Information provided:
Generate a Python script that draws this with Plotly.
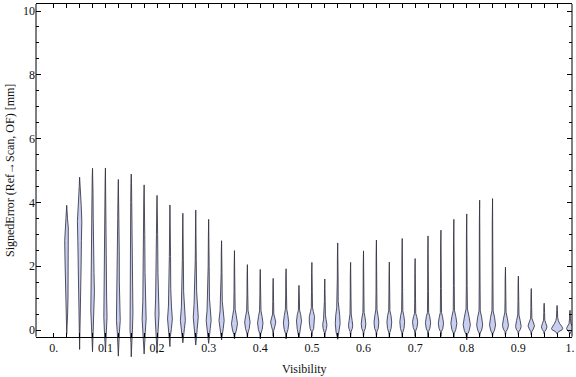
import plotly.graph_objects as go

# ---------------- data ----------------
visibility = [0.025, 0.05, 0.075, 0.1, 0.125, 0.15, 0.175, 0.2, 0.225, 0.25,
              0.275, 0.3, 0.325, 0.35, 0.375, 0.4, 0.425, 0.45, 0.475, 0.5,
              0.525, 0.55, 0.575, 0.6, 0.625, 0.65, 0.675, 0.7, 0.725, 0.75,
              0.775, 0.8, 0.825, 0.85, 0.875, 0.9, 0.925, 0.95, 0.975, 1.0]

err_min = [-0.12, -0.61, -0.68, -0.68, -0.82, -0.84, -0.75, -0.73, -0.52, -0.40,
           -0.47, -0.42, -0.31, -0.28, -0.25, -0.28, -0.20, -0.28, -0.25, -0.20,
           -0.25, -0.29, -0.22, -0.22, -0.22, -0.22, -0.22, -0.20, -0.22, -0.20,
           -0.22, -0.31, -0.20, -0.20, -0.18, -0.15, -0.15, -0.12, -0.12, -0.12]

err_max = [3.91, 4.79, 5.07, 5.08, 4.72, 4.89, 4.55, 4.22, 3.92, 3.66,
           3.76, 3.47, 2.80, 2.49, 2.05, 1.90, 1.62, 1.92, 1.40, 2.12,
           1.60, 2.73, 2.12, 2.48, 2.82, 2.13, 2.87, 2.24, 2.95, 3.13,
           3.47, 3.64, 4.07, 4.12, 1.97, 1.69, 1.30, 0.84, 0.77, 0.62]

# density profile of each violin: error levels and relative density at them
density_y = [
    [0.0, 0.5, 1.0, 1.6, 2.2, 2.8, 3.2, 3.5, 3.7],
    [-0.2, 0.3, 1.0, 2.0, 2.8, 3.4, 3.9, 4.3, 4.5],
    [-0.3, 0.1, 0.6, 1.2, 1.8, 2.5, 3.5, 4.3, 4.8],
    [-0.3, 0.0, 0.4, 1.0, 2.0, 3.0, 4.0, 4.7],
    [-0.4, -0.1, 0.3, 0.8, 1.5, 2.5, 3.5, 4.3],
    [-0.4, 0.0, 0.5, 1.2, 2.0, 3.0, 4.0, 4.6],
    [-0.4, -0.05, 0.35, 0.9, 1.8, 3.0, 4.0],
    [-0.3, 0.0, 0.5, 1.0, 1.8, 3.0, 3.8],
    [-0.2, 0.05, 0.35, 0.75, 1.3, 2.3, 3.2],
    [-0.15, 0.05, 0.3, 0.7, 1.2, 2.2, 3.0],
    [-0.15, 0.05, 0.4, 0.8, 1.2, 2.2, 3.0],
    [-0.15, 0.05, 0.3, 0.6, 1.0, 2.0, 2.9],
    [-0.1, 0.05, 0.3, 0.6, 0.9, 1.8, 2.4],
    [-0.15, 0.0, 0.2, 0.45, 0.65, 1.2, 2.0],
    [-0.1, 0.05, 0.25, 0.45, 0.6, 1.1, 1.7],
    [-0.12, 0.02, 0.22, 0.42, 0.6, 1.1, 1.6],
    [-0.02, 0.1, 0.25, 0.38, 0.5, 0.9, 1.3],
    [-0.12, 0.02, 0.22, 0.45, 0.65, 1.1, 1.6],
    [-0.12, 0.02, 0.28, 0.48, 0.62, 1.0, 1.2],
    [-0.05, 0.05, 0.25, 0.42, 0.58, 0.7, 1.2, 1.8],
    [-0.08, 0.05, 0.17, 0.32, 0.48, 0.9, 1.3],
    [-0.2, -0.05, 0.2, 0.45, 0.7, 0.9, 1.6, 2.3],
    [-0.05, 0.05, 0.15, 0.3, 0.5, 1.0, 1.7],
    [-0.05, 0.05, 0.2, 0.38, 0.55, 1.1, 2.0],
    [-0.05, 0.05, 0.25, 0.45, 0.63, 1.2, 2.3],
    [-0.08, 0.05, 0.25, 0.45, 0.6, 1.1, 1.7],
    [-0.08, 0.05, 0.26, 0.45, 0.6, 1.2, 2.3],
    [-0.03, 0.08, 0.26, 0.42, 0.52, 1.0, 1.8],
    [-0.05, 0.06, 0.23, 0.42, 0.55, 1.2, 2.4],
    [-0.05, 0.05, 0.21, 0.4, 0.55, 1.3, 2.6],
    [-0.1, 0.02, 0.21, 0.42, 0.62, 1.4, 2.8],
    [-0.15, -0.02, 0.16, 0.4, 0.66, 1.4, 3.0],
    [-0.1, 0.0, 0.16, 0.4, 0.6, 1.5, 3.4],
    [-0.1, 0.0, 0.16, 0.4, 0.6, 1.5, 3.4],
    [-0.05, 0.03, 0.14, 0.35, 0.56, 1.0, 1.6],
    [-0.05, 0.02, 0.11, 0.3, 0.47, 0.9, 1.4],
    [-0.05, 0.03, 0.13, 0.25, 0.37, 0.7, 1.05],
    [-0.05, 0.02, 0.1, 0.2, 0.31, 0.55, 0.72],
    [-0.05, 0.0, 0.05, 0.12, 0.2, 0.3, 0.4, 0.6],
    [-0.05, 0.0, 0.05, 0.12, 0.2, 0.35, 0.5],
]
density = [
    [0.3, 0.9, 1.3, 1.3, 1.7, 2.0, 1.6, 0.8, 0.4],
    [0.3, 0.8, 1.3, 1.5, 1.8, 2.2, 1.6, 0.7, 0.4],
    [0.3, 1.0, 1.7, 1.9, 1.5, 1.0, 0.7, 0.5, 0.3],
    [0.3, 1.1, 1.6, 1.2, 1.0, 0.9, 0.6, 0.3],
    [0.3, 1.0, 1.9, 1.3, 1.0, 0.9, 0.6, 0.3],
    [0.3, 1.2, 1.7, 1.6, 1.2, 0.8, 0.5, 0.3],
    [0.3, 1.2, 2.0, 1.3, 0.9, 0.6, 0.4],
    [0.3, 1.1, 2.0, 1.4, 0.9, 0.6, 0.3],
    [0.4, 1.5, 2.4, 1.5, 0.8, 0.6, 0.3],
    [0.5, 1.6, 2.5, 1.5, 0.8, 0.5, 0.3],
    [0.5, 1.5, 2.5, 1.7, 0.9, 0.5, 0.3],
    [0.5, 1.6, 2.5, 1.6, 0.8, 0.5, 0.3],
    [0.6, 1.7, 2.6, 1.5, 0.7, 0.4, 0.3],
    [0.5, 2.0, 3.0, 1.8, 0.7, 0.45, 0.3],
    [0.5, 1.9, 2.7, 1.7, 0.7, 0.4, 0.3],
    [0.5, 1.9, 2.7, 1.8, 0.7, 0.4, 0.3],
    [0.5, 1.6, 2.6, 1.6, 0.6, 0.4, 0.3],
    [0.5, 1.9, 2.7, 1.8, 0.7, 0.4, 0.3],
    [0.5, 1.7, 2.5, 1.7, 0.6, 0.4, 0.3],
    [0.5, 1.8, 2.6, 2.6, 1.4, 0.6, 0.4, 0.3],
    [0.5, 1.7, 2.1, 1.3, 0.6, 0.4, 0.3],
    [0.5, 1.7, 2.4, 2.0, 1.0, 0.5, 0.4, 0.3],
    [0.5, 1.7, 2.1, 1.5, 0.6, 0.4, 0.3],
    [0.5, 1.8, 2.3, 1.6, 0.6, 0.4, 0.3],
    [0.5, 1.8, 2.4, 1.6, 0.6, 0.4, 0.3],
    [0.5, 1.8, 2.4, 1.7, 0.6, 0.4, 0.3],
    [0.5, 1.8, 2.4, 1.6, 0.6, 0.4, 0.3],
    [0.5, 1.9, 2.6, 1.6, 0.6, 0.4, 0.3],
    [0.5, 1.9, 2.6, 1.7, 0.6, 0.4, 0.3],
    [0.5, 1.9, 2.6, 1.7, 0.6, 0.4, 0.3],
    [0.5, 2.0, 3.0, 2.0, 0.6, 0.4, 0.3],
    [0.6, 2.4, 3.6, 2.4, 0.7, 0.4, 0.3],
    [0.5, 2.0, 3.0, 2.0, 0.6, 0.4, 0.3],
    [0.5, 2.0, 3.0, 2.0, 0.6, 0.4, 0.3],
    [0.5, 2.1, 3.0, 2.0, 0.6, 0.4, 0.3],
    [0.5, 2.0, 2.8, 1.8, 0.6, 0.4, 0.3],
    [0.5, 2.0, 3.2, 2.0, 0.6, 0.4, 0.3],
    [0.5, 2.0, 2.8, 1.8, 0.6, 0.4, 0.3],
    [1.5, 4.8, 5.6, 4.6, 2.6, 1.2, 0.6, 0.35],
    [1.0, 2.8, 3.4, 2.4, 0.9, 0.5, 0.3],
]

x_tick_vals = [0.0, 0.1, 0.2, 0.3, 0.4, 0.5, 0.6, 0.7, 0.8, 0.9, 1.0]
x_tick_text = ["0.", "0.1", "0.2", "0.3", "0.4", "0.5", "0.6", "0.7", "0.8", "0.9", "1."]
y_tick_vals = [0, 2, 4, 6, 8, 10]
y_minor_vals = [0.5, 1, 1.5, 2.5, 3, 3.5, 4.5, 5, 5.5, 6.5, 7, 7.5, 8.5, 9, 9.5]
position_ticks = [0.0] + visibility  # ticks along the x frame

# ---------------- style / layout ----------------
FONT = "Liberation Serif, Times New Roman, serif"
FILL = "#c8cff1"
EDGE = "rgba(45,45,60,0.82)"
WIDTH_SCALE = 1 / 516.2          # density unit -> visibility units
X0, X1 = -0.0345, 1.0039
Y0, Y1 = -0.94, 10.22
Y_FRAME = -0.21

fig = go.Figure()
for v, lo, hi, ys, ds in zip(visibility, err_min, err_max, density_y, density):
    ry = [lo] + ys + [hi]
    rw = [0.0] + ds + [0.0]
    xs = [v + w * WIDTH_SCALE for w in rw] + [v - w * WIDTH_SCALE for w in rw[::-1]]
    yy = ry + ry[::-1]
    fig.add_trace(go.Scatter(
        x=xs, y=yy, mode="lines", fill="toself", fillcolor=FILL,
        line=dict(color=EDGE, width=1), hoverinfo="skip", showlegend=False))

frame_pos = (Y_FRAME - Y0) / (Y1 - Y0)

fig.update_layout(
    width=576, height=377,
    margin=dict(l=36, r=4, t=4, b=17, autoexpand=False),
    paper_bgcolor="white", plot_bgcolor="white",
    font=dict(family=FONT, size=12, color="#111"),
    xaxis=dict(range=[X0, X1], visible=False, showgrid=False, zeroline=False,
               automargin=False),
    xaxis2=dict(
        overlaying="x", anchor="free", position=frame_pos, range=[X0, X1],
        tickmode="array", tickvals=x_tick_vals, ticktext=x_tick_text,
        ticks="inside", ticklen=4, tickwidth=1, tickcolor="black",
        minor=dict(tickmode="array", tickvals=position_ticks, ticks="inside",
                   ticklen=4, tickwidth=1, tickcolor="black"),
        showline=True, linecolor="black", linewidth=1,
        showgrid=False, zeroline=False, automargin=False,
        tickfont=dict(family=FONT, size=12, color="#111")),
    xaxis3=dict(
        overlaying="x", anchor="y", side="top", range=[X0, X1],
        tickmode="array", tickvals=position_ticks[:-1],
        ticks="inside", ticklen=4, tickwidth=1, tickcolor="black",
        showticklabels=False, showline=True, linecolor="black", linewidth=1,
        showgrid=False, zeroline=False, automargin=False),
    yaxis=dict(
        range=[Y0, Y1], tickmode="array", tickvals=y_tick_vals,
        ticks="inside", ticklen=5, tickwidth=1, tickcolor="black",
        minor=dict(tickmode="array", tickvals=y_minor_vals, ticks="inside",
                   ticklen=3, tickwidth=1, tickcolor="black"),
        mirror="ticks", showline=False, showgrid=False, zeroline=False,
        automargin=False,
        tickfont=dict(family=FONT, size=12, color="#111")),
)

# dummy traces so that the overlay axes get drawn
fig.add_trace(go.Scatter(x=[None], y=[None], xaxis="x2", showlegend=False, hoverinfo="skip"))
fig.add_trace(go.Scatter(x=[None], y=[None], xaxis="x3", showlegend=False, hoverinfo="skip"))

# left and right frame lines
for px in (0, 1):
    fig.add_shape(type="line", xref="paper", yref="y", x0=px, x1=px,
                  y0=Y_FRAME, y1=Y1, line=dict(color="black", width=1), layer="above")

fig.add_annotation(text="Visibility", xref="paper", yref="paper", x=0.5,
                   y=(360 - 369) / 356, showarrow=False, xanchor="center", yanchor="middle",
                   font=dict(family=FONT, size=12, color="#111"))
fig.add_annotation(text="SignedError (Ref\u2192Scan, OF) [mm]", xref="paper", yref="paper",
                   x=(10.5 - 36) / 536, y=(360 - 170.5) / 356, textangle=-90,
                   showarrow=False, xanchor="center", yanchor="middle",
                   font=dict(family=FONT, size=12, color="#111"))

fig.write_html("out.html",
               config={"displayModeBar": False, "staticPlot": True},
               post_script="document.body.style.margin='0px';document.body.style.overflow='hidden';")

Exercise objective:
Repeat only the lines between the start of the data and the line with "import plotly.graph_objects as go", including those two lines, and skip the pictures.

Answer:
Generate a Python script that draws this with Plotly.
import plotly.graph_objects as go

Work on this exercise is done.